The honour will fetch Chissano US$5 million over 10 years, US$200,000 annually for life thereafter and US$200,000 a year for 10 years toward the winner’s public interest activities and good causes.
Former UN Secretary-General Kofi Annan announced the award at a ceremony in London, which was attended by the African diplomatic community, civil society representatives and the media, among others,
“President Chissano’s achievements in bringing peace, reconciliation, stable democracy and economic progress to his country greatly impressed the committee. So, too, did his decision to step down without seeking the third term the constitution allowed,” a statement posted to the Mo Ibrahim Foundation said.
Praising Chissano’s government’s economic progress, poverty reduction programmes, infrastructure development and work to tackle HIV/AIDS, Annan said: “It is his role in leading Mozambique from conflict to peace and democracy that President Chissano has made his most outstanding contribution.”
He also commended Chissano for his “major contribution outside his country’s borders” which included providing “a powerful voice for Africa on the international stage”.
Annan said “the Prize celebrates more than just good governance. It celebrates leadership. The ability to formulate a vision and to convince others of that vision; and the skill of giving courage to society to accept difficult changes in order to make possible a longer term aspiration for a better, fairer future.”
Chisssano served as Head of State of Mozambique from November 1986 to February 2005.
He won his country’s first multi-party elections in 1994 and then again in December 1999, announcing that he would step down from office in 2004.
The historic elections were held just two years after he had helped the country end, through negotiations, the 16-year civil war which had devastated Mozambique, left thousands dead and forced many to flee their homes.
He led a country whose infrastructure and economy were ruined, its society deeply divided and which suffered from sever natural disasters.
The annual Prize was established by the Mo Ibrahim, the Egyptian-born mobile phone entrepreneur and lauched in October 2006 as an African initiative to strengthen governance in Africa.

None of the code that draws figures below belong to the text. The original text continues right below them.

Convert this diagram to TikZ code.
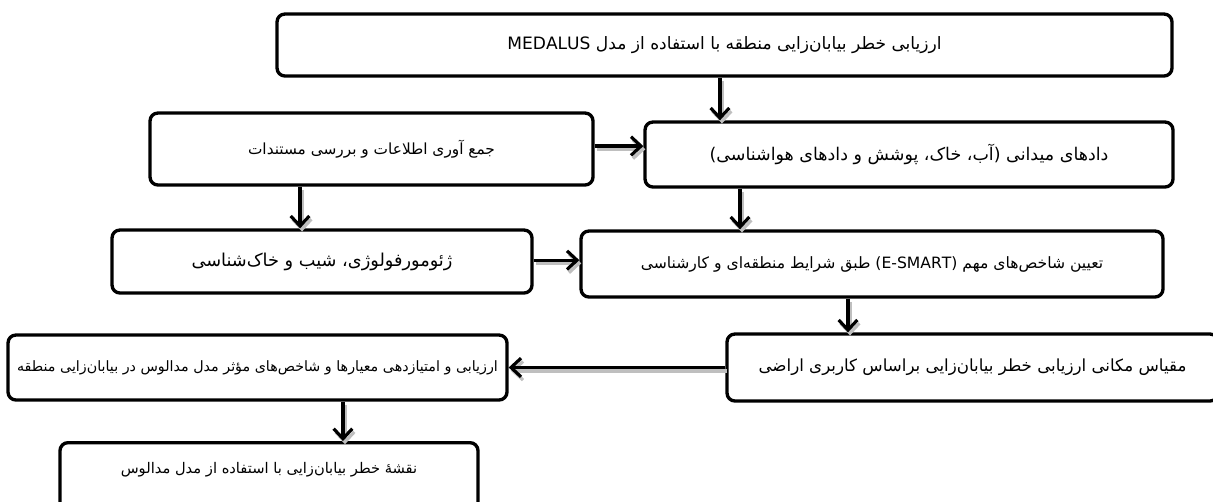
\documentclass[tikz,border=0pt]{standalone}
\usepackage{fontspec}
\newfontfamily\persianfont[Script=Arabic]{DejaVu Sans}
\TeXXeTstate=1
\usetikzlibrary{arrows.meta}
\newcommand{\fa}[1]{{\persianfont\beginR #1\endR}}

\tikzset{every picture/.style={line width=0.75pt}}
\tikzset{
  stagebox/.style={draw, line width=2.5pt, rounded corners=6pt, fill=white,
    font=\fontsize{12.5}{15}\selectfont, inner sep=0pt},
  flow/.style={line width=2.4pt, -{Straight Barb[length=7.5pt,width=14pt,line width=2.4pt]},
    preaction={draw=gray!50, line width=3pt,
      transform canvas={shift={(1.5pt,-2.4pt)}}}}
}

\begin{document}
\begin{tikzpicture}[x=0.75pt,y=0.75pt,yscale=-1,xscale=1]
    %set diagram size 1213 x 501
    \useasboundingbox (0,0) rectangle (1213,501);
    %Rounded Rect [id:top]
    \node[stagebox, minimum width=671.25pt, minimum height=46.5pt, font=\fontsize{12.8}{15}\selectfont] (top) at (724.5,45)
      {\fa{ارزیابی خطر بیابان‌زایی منطقه با استفاده از مدل \beginL MEDALUS\endL{}}};
    %Rounded Rect [id:info]
    \node[stagebox, minimum width=332.25pt, minimum height=54pt, font=\fontsize{11.5}{14}\selectfont] (info) at (371.5,149)
      {\fa{جمع آوری اطلاعات و بررسی مستندات}};
    %Rounded Rect [id:field]
    \node[stagebox, minimum width=396pt, minimum height=48.75pt, font=\fontsize{13.1}{15}\selectfont] (field) at (909,154.5)
      {\fa{دادهای میدانی (آب، خاک، پوشش و دادهای هواشناسی)}};
    %Rounded Rect [id:geo]
    \node[stagebox, minimum width=315pt, minimum height=47.25pt, font=\fontsize{13.3}{15}\selectfont] (geo) at (322,261.5)
      {\fa{ژئومورفولوژی، شیب و خاک‌شناسی}};
    %Rounded Rect [id:index]
    \node[stagebox, minimum width=436.5pt, minimum height=49.5pt, font=\fontsize{11.7}{14}\selectfont] (index) at (872,264)
      {\fa{تعیین شاخص‌های مهم (\beginL E-SMART\endL{}) طبق شرایط منطقه‌ای و کارشناسی}};
    %Rounded Rect [id:scale]
    \node[stagebox, minimum width=368.25pt, minimum height=50.25pt] (scale) at (972.5,367.5)
      {\fa{مقیاس مکانی ارزیابی خطر بیابان‌زایی براساس کاربری اراضی}};
    %Rounded Rect [id:eval]
    \node[stagebox, minimum width=374.25pt, minimum height=48.75pt, font=\fontsize{10.7}{13}\selectfont] (eval) at (257.5,367.5)
      {\fa{ارزیابی و امتیازدهی معیارها و شاخص‌های مؤثر مدل مدالوس در بیابان‌زایی منطقه}};
    %Rounded Rect [id:map]
    \node[stagebox, minimum width=313.5pt, text height=23.25pt, text depth=30pt, anchor=north, font=\fontsize{11}{13}\selectfont] (map) at (269,441)
      {\fa{نقشهٔ خطر بیابان‌زایی با استفاده از مدل مدالوس}};

    %Straight Lines [id:top-field]
    \draw[flow] ([xshift=-3.4pt]top.south) coordinate (a1) -- (a1 |- field.north);
    %Straight Lines [id:info-field]
    \draw[flow] ([yshift=-2.2pt]info.east) coordinate (a2) -- (a2 -| field.west);
    %Straight Lines [id:info-geo]
    \draw[flow] ([xshift=-53.6pt]info.south) coordinate (a3) -- (a3 |- geo.north);
    %Straight Lines [id:field-index]
    \draw[flow] ([xshift=-126.75pt]field.south) coordinate (a4) -- (a4 |- index.north);
    %Straight Lines [id:geo-index]
    \draw[flow] ([yshift=-1pt]geo.east) coordinate (a5) -- (a5 -| index.west);
    %Straight Lines [id:index-scale]
    \draw[flow] ([xshift=-18pt]index.south) coordinate (a6) -- (a6 |- scale.north);
    %Straight Lines [id:scale-eval]
    \draw[flow] (scale.west) -- (scale.west -| eval.east);
    %Straight Lines [id:eval-map]
    \draw[flow] ([xshift=64.1pt]eval.south) coordinate (a7) -- (a7 |- map.north);
  \end{tikzpicture}
\end{document}
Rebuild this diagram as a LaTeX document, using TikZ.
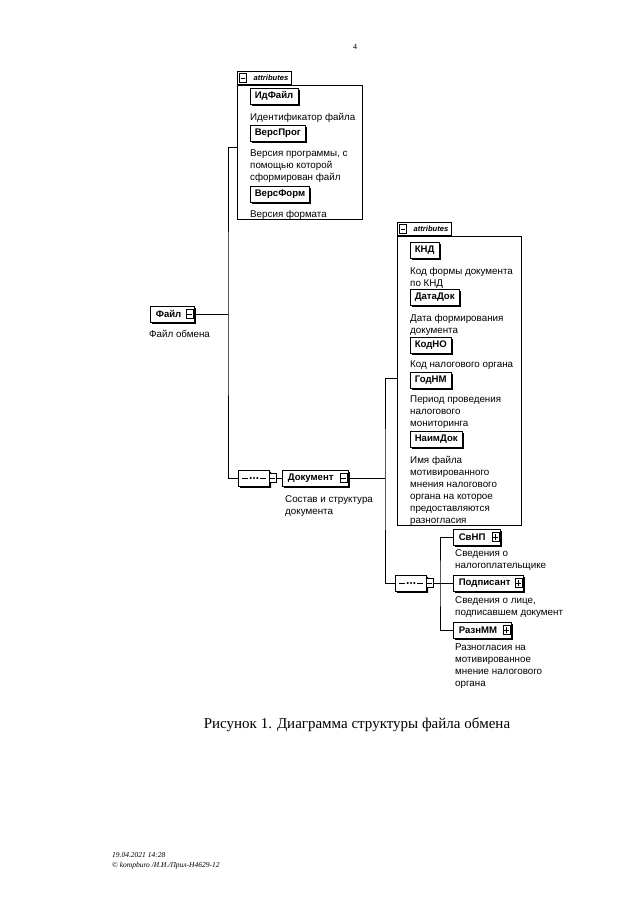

The winner was selected by the Prize Committee of six eminent individuals, who assessed every sub-Saharan African leader who has left office in the last three full calendar years on their exercise of leadership.
The Committee drew on research from the recently published Ibrahim Index of African Governance, and a range of other sources, to assess the quality of governance in the areas of economic and social development, peace and security, human rights, democracy and the rule of law.
The Prize aims to encourage leaders who fully dedicate their tenure of office to surmount the development challenges of their countries, improving the livelihoods and welfare of their people and consolidating the foundation for sustainable development.
On hearing the outcome of the Prize Committee’s deliberations, Mo Ibrahim, the founder of the Mo Ibrahim Foundation, said: “I am absolutely delighted that Joaquim Chissano has been selected as the first Laureate.
”As a man who has reconciled a divided nation and built the foundations for a stable, democratic and prosperous future for the country, he is a role-model not just for Africa, but for the rest of the world,” Ibrahim said.